## begin

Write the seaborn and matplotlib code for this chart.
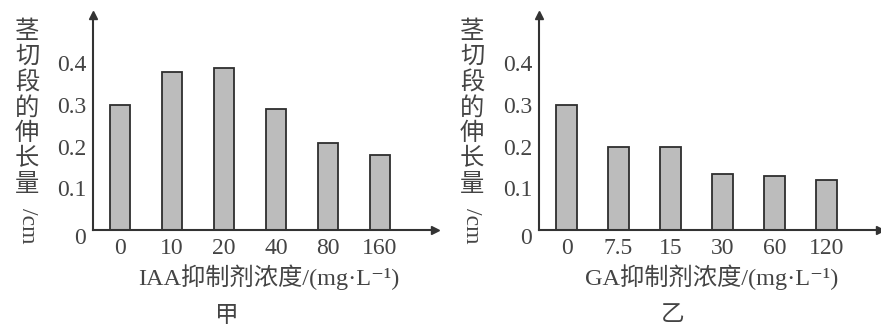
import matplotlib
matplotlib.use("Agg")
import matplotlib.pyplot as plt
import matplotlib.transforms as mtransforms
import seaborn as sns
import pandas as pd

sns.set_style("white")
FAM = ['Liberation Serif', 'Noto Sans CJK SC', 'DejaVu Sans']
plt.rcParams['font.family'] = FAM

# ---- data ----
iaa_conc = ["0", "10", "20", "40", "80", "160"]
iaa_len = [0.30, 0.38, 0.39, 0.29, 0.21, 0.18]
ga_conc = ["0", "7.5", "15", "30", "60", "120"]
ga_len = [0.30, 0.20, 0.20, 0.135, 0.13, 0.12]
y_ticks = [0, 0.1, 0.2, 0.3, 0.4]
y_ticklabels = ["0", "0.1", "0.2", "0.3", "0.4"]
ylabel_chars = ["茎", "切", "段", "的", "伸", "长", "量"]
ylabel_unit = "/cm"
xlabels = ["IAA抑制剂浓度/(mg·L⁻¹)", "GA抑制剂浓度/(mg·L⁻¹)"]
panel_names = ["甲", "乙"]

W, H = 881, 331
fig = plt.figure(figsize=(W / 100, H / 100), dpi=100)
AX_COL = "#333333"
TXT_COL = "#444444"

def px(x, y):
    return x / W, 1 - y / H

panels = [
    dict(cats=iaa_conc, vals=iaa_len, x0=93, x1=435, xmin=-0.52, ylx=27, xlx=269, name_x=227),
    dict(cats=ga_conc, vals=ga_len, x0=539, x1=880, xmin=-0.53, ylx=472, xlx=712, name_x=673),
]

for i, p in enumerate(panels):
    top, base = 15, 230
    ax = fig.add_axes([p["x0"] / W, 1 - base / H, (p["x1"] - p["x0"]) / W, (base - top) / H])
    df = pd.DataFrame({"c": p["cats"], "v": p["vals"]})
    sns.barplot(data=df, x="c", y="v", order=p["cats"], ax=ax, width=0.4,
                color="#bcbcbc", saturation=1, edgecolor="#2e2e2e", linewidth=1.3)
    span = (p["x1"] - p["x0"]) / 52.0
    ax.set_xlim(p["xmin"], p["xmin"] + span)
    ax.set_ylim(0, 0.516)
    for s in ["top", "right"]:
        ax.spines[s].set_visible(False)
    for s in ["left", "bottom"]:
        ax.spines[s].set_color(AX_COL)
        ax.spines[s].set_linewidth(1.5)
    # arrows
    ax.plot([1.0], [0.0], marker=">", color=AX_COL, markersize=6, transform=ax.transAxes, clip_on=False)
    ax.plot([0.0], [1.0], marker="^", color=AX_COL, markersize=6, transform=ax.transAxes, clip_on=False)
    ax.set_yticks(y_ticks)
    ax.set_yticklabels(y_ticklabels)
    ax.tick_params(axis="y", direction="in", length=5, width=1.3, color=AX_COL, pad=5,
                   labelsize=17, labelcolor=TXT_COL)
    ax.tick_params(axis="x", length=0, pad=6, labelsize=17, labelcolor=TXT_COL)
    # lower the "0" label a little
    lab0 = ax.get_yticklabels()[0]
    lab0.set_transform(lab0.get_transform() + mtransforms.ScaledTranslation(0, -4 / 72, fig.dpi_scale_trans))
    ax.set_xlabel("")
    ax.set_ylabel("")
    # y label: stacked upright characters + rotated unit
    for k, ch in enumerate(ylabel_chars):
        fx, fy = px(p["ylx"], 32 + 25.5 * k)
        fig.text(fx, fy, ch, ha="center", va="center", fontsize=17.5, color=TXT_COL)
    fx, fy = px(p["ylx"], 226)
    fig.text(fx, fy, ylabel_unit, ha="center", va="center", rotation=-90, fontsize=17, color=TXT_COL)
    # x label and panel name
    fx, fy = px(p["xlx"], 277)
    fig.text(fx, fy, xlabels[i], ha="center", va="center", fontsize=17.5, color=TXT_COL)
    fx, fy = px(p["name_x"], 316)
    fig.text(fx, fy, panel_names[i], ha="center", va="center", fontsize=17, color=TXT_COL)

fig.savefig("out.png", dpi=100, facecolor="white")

## end
## begin

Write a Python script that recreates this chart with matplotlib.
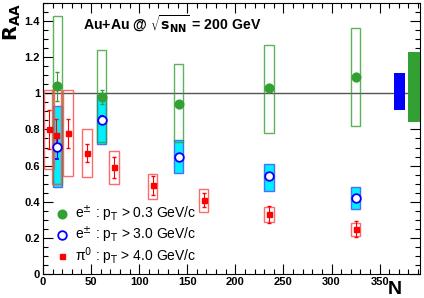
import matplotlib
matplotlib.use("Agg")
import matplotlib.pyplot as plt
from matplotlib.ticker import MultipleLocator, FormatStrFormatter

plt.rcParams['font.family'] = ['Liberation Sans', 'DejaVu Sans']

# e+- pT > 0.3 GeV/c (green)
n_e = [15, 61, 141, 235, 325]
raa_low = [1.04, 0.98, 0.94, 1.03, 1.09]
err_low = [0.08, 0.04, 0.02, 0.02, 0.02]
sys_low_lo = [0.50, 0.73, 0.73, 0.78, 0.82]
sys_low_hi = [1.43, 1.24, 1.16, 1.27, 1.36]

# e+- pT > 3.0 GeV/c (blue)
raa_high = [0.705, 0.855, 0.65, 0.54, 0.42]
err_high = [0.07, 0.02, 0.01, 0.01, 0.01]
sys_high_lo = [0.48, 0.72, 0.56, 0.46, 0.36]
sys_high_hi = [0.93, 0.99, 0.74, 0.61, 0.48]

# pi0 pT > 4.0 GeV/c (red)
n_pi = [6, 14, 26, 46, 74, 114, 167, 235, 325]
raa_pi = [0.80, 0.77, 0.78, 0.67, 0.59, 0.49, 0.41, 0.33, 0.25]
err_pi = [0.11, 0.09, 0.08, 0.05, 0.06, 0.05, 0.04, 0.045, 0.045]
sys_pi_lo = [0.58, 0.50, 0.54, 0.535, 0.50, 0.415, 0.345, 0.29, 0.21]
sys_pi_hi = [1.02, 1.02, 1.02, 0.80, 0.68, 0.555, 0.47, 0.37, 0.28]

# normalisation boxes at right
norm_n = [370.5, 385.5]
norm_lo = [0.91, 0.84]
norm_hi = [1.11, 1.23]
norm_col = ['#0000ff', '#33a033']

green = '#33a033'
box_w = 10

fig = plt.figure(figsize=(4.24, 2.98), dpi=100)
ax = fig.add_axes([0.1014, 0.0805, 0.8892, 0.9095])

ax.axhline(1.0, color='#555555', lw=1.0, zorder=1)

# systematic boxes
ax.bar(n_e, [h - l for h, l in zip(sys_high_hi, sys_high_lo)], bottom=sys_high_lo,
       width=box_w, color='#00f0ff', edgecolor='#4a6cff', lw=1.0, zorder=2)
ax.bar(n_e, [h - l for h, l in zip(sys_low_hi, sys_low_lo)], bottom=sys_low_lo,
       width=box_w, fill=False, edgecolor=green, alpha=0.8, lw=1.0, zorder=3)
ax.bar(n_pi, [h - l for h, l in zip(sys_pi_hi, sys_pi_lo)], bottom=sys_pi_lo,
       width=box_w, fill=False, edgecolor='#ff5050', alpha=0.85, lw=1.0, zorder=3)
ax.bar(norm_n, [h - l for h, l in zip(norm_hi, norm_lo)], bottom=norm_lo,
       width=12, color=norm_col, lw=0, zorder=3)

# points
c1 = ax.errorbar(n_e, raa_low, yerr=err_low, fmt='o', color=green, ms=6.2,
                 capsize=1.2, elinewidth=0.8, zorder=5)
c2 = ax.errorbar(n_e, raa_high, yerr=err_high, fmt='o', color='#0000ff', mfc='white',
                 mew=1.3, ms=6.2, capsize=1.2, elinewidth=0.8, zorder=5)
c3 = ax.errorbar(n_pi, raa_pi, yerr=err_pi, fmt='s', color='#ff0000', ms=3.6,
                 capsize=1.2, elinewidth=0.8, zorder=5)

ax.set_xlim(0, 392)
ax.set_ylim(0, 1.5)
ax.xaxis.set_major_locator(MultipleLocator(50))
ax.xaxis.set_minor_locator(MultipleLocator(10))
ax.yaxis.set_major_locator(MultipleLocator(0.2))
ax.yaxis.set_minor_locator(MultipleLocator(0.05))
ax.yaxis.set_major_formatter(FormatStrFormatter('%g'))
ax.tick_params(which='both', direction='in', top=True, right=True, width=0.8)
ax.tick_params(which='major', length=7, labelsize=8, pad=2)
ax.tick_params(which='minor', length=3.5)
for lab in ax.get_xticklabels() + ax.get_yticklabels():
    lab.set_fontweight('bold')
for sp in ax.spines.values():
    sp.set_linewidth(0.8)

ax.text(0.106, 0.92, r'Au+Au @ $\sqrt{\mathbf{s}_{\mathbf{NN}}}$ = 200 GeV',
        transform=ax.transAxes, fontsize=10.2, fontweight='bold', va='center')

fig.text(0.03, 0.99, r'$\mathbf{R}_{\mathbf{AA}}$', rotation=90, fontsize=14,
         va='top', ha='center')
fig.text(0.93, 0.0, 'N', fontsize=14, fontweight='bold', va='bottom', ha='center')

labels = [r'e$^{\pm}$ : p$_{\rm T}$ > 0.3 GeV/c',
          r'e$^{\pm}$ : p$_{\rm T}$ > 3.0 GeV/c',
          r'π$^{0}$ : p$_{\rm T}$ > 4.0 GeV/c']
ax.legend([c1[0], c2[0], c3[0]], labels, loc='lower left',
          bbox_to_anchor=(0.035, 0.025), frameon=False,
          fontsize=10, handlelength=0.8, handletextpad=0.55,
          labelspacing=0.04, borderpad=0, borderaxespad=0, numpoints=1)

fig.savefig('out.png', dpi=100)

## end
## begin

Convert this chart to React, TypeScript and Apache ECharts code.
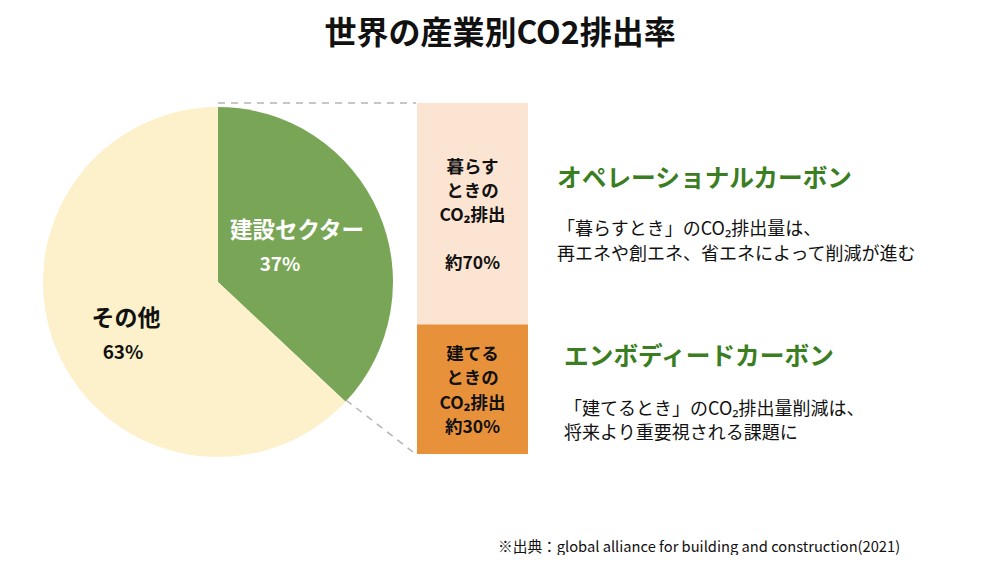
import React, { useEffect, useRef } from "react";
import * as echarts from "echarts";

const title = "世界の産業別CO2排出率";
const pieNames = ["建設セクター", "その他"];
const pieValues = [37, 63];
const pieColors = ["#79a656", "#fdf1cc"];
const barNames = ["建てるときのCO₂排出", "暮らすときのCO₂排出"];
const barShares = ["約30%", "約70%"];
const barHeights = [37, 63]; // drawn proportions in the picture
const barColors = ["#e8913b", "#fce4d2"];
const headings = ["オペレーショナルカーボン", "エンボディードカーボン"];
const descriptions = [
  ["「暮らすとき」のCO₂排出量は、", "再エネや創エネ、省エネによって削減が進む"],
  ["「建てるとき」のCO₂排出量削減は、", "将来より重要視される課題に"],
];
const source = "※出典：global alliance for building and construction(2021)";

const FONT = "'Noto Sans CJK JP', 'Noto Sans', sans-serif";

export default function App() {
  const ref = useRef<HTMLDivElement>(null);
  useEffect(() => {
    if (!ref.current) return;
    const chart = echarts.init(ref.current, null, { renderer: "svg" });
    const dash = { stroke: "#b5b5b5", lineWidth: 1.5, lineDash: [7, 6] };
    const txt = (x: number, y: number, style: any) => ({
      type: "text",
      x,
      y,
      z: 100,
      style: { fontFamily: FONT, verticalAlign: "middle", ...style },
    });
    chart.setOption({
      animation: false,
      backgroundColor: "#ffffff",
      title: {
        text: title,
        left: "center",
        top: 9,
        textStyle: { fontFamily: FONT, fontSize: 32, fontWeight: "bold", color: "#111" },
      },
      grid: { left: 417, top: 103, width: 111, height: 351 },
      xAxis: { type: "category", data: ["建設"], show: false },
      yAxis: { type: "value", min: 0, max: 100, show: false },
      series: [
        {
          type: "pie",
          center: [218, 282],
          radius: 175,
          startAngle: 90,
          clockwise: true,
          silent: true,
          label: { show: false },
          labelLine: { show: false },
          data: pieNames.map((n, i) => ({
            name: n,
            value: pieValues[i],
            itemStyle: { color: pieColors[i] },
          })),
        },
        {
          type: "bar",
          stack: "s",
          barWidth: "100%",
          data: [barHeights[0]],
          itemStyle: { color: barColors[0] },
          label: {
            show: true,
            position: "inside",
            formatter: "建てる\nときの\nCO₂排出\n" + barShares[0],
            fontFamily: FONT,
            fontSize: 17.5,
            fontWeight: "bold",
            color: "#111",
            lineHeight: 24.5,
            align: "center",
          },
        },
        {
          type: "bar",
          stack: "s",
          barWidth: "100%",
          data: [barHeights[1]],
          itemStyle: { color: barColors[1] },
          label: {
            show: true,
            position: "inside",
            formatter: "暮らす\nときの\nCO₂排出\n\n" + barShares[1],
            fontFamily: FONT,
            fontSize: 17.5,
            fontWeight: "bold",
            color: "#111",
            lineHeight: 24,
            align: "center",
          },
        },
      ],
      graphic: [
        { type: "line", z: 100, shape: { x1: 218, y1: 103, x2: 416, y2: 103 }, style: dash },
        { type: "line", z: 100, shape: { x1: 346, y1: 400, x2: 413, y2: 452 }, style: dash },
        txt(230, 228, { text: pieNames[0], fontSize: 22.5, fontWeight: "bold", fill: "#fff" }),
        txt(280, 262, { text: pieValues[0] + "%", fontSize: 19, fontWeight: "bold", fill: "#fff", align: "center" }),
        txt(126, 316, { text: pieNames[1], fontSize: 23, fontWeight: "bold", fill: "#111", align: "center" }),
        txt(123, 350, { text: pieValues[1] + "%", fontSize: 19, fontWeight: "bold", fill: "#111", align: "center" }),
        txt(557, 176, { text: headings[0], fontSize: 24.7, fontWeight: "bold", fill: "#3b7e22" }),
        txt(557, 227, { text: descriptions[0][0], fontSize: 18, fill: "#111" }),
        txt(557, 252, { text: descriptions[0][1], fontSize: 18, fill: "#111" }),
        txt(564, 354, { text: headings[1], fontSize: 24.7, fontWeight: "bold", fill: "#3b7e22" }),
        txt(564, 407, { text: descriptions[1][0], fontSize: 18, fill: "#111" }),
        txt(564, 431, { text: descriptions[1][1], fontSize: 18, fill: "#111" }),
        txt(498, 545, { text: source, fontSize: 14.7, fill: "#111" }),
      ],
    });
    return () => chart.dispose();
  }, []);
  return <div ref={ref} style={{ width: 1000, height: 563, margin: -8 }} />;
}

## end

-- WHAT YOU SHOULD DO --
Make an exact copy of the lines from the one with "Write a Python" through the one with "sys_high_hi = [0.93, 0.99, 0.74, 0.61, 0.48]", both ends in, and nothing else. Drop every picture.

-- EXERCISE RESPONSE --
Write a Python script that recreates this chart with matplotlib.
import matplotlib
matplotlib.use("Agg")
import matplotlib.pyplot as plt
from matplotlib.ticker import MultipleLocator, FormatStrFormatter

plt.rcParams['font.family'] = ['Liberation Sans', 'DejaVu Sans']

# e+- pT > 0.3 GeV/c (green)
n_e = [15, 61, 141, 235, 325]
raa_low = [1.04, 0.98, 0.94, 1.03, 1.09]
err_low = [0.08, 0.04, 0.02, 0.02, 0.02]
sys_low_lo = [0.50, 0.73, 0.73, 0.78, 0.82]
sys_low_hi = [1.43, 1.24, 1.16, 1.27, 1.36]

# e+- pT > 3.0 GeV/c (blue)
raa_high = [0.705, 0.855, 0.65, 0.54, 0.42]
err_high = [0.07, 0.02, 0.01, 0.01, 0.01]
sys_high_lo = [0.48, 0.72, 0.56, 0.46, 0.36]
sys_high_hi = [0.93, 0.99, 0.74, 0.61, 0.48]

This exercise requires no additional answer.